Perhaps the best known of all of Jesus’ parables is . . .
The Parable of the Good Samaritan [Luke 10: 25-37]. Radio, television and the movies refer to those who do a good deed as being a good Samaritan. Of all the parables, this one, portrays the life -- His compassion, His mercy, His love, His mission -- of Jesus; it evens exemplifies much of His teaching.
In His Sermon on the Mount, He said, “bless those who curse you, do good to those who hate you” [Matthew 5: 44]. The Samaritans were hated and mistreated by the Jews, the Romans and by most others, possibly even by the man who was beaten and robbed, yet this good Samaritan stopped and had compassion on this man when others didn’t. Jesus said, “Give to him who asks you” [Matthew 5: 42]. Obviously this beaten man was crying out for help, yet others ignored his cry, but this good Samaritan gave him the help he needed. Jesus also taught, “And whoever compels you to go one mile, go with him two” [Matthew 5: 41]. This Samaritan did not stop at treating this poor man’s wounds, but carried him to an inn and took care of him. And when he had to leave, he gave the innkeeper money to care for him while he was gone -- that’s going the extra mile. Jesus said, “Do not lay up for yourselves treasures on earth . . . For where your treasure is, there your heart will be also” [Matthew 6: 19, 21]. Caring for this beaten and broken man was more important to this Samaritan than his time and his money. His treasure was truly in heaven and his heart was for people.
The Parable of the Good Samaritan is also a reflection of Jesus’ life and ministry. One of the most despised people who lived in Jesus’ day were the lepers, yet when they came to Jesus, He did not turn them away -- as others did -- but He had compassion for them and healed them. The sinful woman who washed Jesus’ feet and dried them with her hair and the woman caught in an act of adultery -- those others wanted to condemn -- Jesus showed them mercy. Then there were those who were tormented by demons and were forced to live alone in the tombs -- cast out of society by men who feared them. Jesus showed them love by casting the demons out and giving them a life worth living.

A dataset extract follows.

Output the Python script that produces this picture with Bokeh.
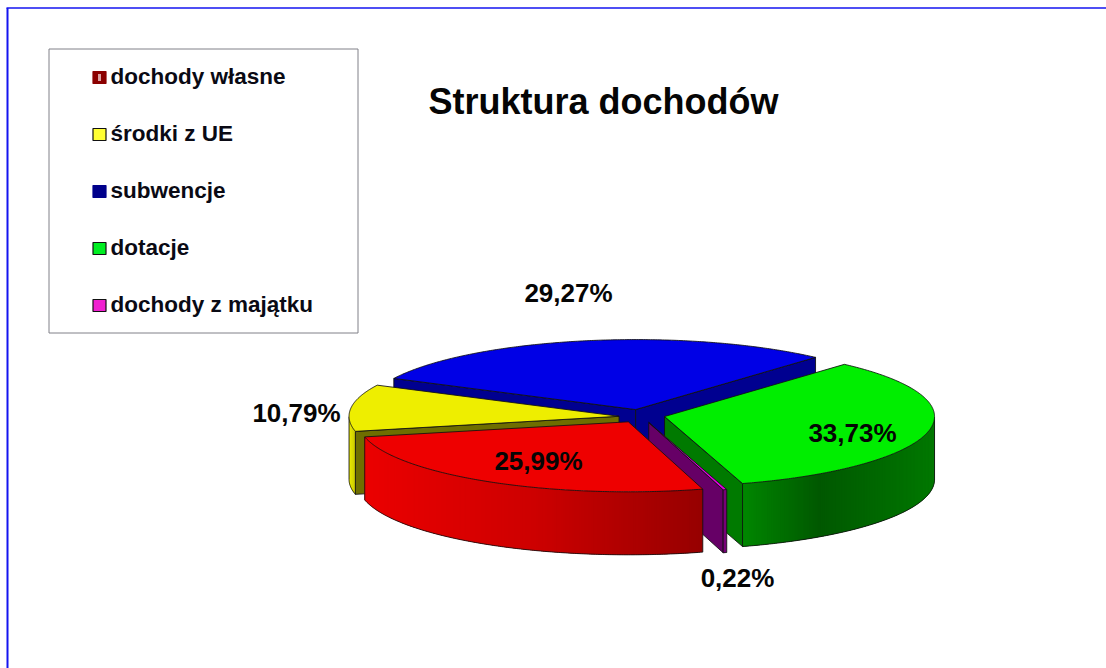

The parable does not tell us why the priest and the Levite refused give aid to this man. It does imply that they thought themselves too good to stoop to such a level, even though, by their position, they should have been the first to help. Such an arrogant attitude reminds me of James’ and John’s attitude concerning a Samaritan village and of Jesus’ reply to them -- “You do not know what manner of spirit you are of. For the Son of Man did not come to destroy men’s lives but to save them” [Luke 9: 55-56].
Help each of us Lord to live in the manner of Your Spirit to save, heal and deliver. May we “Go and do likewise” just as You did. Amen.